INSTRUCTIONS FOR THE TASK -
Read through the data and report every line in which the word "that" occurs.

DATASET CONTENT -
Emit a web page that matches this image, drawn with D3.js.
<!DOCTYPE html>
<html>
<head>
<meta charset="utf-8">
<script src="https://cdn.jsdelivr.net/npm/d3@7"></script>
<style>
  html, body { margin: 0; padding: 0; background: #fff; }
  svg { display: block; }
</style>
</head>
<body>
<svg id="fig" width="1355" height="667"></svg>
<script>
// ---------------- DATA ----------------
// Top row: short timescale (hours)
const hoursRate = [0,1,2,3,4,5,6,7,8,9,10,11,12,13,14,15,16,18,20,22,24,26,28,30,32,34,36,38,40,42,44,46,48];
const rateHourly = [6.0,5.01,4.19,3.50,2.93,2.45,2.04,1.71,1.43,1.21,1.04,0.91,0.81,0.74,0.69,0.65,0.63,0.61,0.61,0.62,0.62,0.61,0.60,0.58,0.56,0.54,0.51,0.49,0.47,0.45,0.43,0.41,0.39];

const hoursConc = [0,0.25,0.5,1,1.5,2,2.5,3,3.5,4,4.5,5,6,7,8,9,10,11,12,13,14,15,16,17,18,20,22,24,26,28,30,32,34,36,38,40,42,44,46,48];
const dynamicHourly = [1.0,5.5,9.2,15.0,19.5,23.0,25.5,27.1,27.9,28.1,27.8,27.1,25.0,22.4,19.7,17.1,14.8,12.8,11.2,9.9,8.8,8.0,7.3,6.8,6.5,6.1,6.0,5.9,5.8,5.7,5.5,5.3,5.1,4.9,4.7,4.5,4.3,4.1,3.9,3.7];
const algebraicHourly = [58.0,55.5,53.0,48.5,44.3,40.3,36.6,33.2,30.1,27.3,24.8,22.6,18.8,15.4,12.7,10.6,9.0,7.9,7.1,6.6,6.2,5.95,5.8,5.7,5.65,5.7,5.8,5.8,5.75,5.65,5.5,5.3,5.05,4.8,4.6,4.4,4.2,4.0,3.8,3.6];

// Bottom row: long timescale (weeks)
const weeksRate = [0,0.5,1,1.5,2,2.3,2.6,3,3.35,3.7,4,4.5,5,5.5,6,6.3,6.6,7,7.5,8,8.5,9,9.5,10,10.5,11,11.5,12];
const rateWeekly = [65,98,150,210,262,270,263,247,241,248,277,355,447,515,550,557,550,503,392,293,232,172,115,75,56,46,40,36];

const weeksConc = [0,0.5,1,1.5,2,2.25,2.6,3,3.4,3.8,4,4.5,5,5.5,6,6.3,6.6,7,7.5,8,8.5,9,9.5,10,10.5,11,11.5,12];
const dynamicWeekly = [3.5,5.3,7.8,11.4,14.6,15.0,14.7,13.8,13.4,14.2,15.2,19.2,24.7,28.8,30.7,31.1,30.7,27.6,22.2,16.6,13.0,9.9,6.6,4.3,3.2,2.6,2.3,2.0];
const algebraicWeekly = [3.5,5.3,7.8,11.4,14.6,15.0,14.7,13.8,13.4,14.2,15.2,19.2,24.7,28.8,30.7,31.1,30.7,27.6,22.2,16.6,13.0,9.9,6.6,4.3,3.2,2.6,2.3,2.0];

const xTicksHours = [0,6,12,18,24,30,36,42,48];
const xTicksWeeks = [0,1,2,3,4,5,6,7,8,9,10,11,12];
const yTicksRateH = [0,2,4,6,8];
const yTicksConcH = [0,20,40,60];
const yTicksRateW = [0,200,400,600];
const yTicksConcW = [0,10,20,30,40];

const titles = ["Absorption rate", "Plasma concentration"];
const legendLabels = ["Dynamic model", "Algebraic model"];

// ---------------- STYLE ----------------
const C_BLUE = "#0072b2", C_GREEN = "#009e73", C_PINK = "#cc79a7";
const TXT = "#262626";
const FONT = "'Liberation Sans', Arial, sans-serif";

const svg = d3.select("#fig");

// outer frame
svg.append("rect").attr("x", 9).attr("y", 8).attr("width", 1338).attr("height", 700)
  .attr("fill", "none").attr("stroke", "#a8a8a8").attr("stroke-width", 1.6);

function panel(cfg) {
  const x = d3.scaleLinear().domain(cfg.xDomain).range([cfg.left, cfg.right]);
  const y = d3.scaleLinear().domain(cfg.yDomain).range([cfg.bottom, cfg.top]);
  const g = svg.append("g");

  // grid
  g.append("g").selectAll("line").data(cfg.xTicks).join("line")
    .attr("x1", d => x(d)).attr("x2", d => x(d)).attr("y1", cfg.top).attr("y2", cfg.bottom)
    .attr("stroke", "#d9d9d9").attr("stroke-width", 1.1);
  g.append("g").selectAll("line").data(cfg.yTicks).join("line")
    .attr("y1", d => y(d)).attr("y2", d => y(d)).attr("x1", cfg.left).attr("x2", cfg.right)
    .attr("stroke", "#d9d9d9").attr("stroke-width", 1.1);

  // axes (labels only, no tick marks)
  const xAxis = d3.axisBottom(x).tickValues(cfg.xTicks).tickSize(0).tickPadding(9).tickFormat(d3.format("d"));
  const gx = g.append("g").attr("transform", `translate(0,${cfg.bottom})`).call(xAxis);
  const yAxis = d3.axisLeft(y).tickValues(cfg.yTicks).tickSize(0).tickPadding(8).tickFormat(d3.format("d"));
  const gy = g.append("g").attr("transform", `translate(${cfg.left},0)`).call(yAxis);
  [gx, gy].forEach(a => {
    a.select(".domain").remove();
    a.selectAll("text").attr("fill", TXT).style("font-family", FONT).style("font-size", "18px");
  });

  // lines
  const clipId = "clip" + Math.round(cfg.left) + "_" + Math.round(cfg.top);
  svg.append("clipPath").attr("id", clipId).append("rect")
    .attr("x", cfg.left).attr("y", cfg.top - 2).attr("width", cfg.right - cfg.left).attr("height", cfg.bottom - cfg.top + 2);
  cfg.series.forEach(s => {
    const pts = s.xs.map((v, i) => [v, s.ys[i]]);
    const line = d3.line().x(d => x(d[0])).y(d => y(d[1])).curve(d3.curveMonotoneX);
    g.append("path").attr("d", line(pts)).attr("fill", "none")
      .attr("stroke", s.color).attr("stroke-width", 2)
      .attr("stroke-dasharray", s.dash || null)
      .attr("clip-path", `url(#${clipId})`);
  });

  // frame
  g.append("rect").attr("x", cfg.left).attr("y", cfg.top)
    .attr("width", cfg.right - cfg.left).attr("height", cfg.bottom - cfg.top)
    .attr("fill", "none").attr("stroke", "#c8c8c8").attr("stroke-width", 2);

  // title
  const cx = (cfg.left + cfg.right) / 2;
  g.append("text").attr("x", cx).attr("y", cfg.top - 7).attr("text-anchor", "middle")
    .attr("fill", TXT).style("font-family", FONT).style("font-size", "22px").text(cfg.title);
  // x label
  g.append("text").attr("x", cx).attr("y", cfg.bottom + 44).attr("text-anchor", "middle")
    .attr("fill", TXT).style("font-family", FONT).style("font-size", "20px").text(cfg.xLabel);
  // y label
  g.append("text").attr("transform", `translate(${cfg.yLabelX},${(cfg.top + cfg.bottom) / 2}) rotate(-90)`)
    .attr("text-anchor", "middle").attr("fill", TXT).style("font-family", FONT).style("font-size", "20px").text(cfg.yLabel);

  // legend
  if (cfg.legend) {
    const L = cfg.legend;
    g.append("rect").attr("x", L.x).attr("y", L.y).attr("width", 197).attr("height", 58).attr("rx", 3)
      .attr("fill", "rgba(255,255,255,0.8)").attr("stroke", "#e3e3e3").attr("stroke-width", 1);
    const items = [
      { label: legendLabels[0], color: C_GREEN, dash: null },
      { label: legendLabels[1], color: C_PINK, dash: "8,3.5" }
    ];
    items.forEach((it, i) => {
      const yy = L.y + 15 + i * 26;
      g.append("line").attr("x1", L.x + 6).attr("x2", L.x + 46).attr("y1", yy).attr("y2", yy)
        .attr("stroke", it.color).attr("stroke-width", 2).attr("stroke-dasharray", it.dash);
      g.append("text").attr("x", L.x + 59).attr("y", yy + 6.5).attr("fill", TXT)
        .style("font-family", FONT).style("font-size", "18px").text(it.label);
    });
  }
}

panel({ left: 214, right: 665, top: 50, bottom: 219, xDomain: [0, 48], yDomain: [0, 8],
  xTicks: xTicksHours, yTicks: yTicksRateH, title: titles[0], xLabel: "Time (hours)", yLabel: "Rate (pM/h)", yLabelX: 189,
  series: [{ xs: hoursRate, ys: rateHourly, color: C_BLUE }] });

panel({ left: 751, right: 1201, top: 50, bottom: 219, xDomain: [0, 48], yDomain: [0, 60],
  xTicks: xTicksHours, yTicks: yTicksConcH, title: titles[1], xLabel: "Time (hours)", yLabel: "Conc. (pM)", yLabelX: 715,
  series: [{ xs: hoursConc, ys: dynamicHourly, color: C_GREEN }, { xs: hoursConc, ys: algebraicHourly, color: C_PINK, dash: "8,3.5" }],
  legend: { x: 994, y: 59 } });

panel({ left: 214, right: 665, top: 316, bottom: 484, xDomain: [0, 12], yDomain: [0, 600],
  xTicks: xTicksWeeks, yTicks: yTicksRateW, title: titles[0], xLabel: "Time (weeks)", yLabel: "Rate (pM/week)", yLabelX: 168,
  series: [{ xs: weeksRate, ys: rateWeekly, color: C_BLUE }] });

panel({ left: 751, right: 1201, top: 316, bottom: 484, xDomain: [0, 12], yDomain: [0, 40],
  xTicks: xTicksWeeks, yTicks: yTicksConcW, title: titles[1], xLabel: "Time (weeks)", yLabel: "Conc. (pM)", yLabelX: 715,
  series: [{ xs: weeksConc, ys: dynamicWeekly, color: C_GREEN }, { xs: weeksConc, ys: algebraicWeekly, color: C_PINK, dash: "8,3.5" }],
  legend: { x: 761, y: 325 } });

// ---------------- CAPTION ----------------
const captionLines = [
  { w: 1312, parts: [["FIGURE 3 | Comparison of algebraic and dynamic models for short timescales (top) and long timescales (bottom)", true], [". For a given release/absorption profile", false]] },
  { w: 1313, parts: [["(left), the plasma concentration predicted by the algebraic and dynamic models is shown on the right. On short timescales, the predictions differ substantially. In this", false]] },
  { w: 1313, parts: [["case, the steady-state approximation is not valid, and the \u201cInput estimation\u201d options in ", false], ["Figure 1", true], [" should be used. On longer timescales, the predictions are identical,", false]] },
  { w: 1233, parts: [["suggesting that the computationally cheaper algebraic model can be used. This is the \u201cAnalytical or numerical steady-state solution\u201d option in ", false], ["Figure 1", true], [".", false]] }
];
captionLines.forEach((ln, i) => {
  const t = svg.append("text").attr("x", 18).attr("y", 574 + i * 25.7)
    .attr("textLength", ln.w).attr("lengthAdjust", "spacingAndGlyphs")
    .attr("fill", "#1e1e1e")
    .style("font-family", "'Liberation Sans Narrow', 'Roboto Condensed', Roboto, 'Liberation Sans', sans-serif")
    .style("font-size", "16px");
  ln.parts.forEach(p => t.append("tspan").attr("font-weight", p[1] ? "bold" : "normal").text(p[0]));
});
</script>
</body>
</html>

TASK RESPONSE -
Emit a web page that matches this image, drawn with D3.js.
  { w: 1233, parts: [["suggesting that the computationally cheaper algebraic model can be used. This is the \u201cAnalytical or numerical steady-state solution\u201d option in ", false], ["Figure 1", true], [".", false]] }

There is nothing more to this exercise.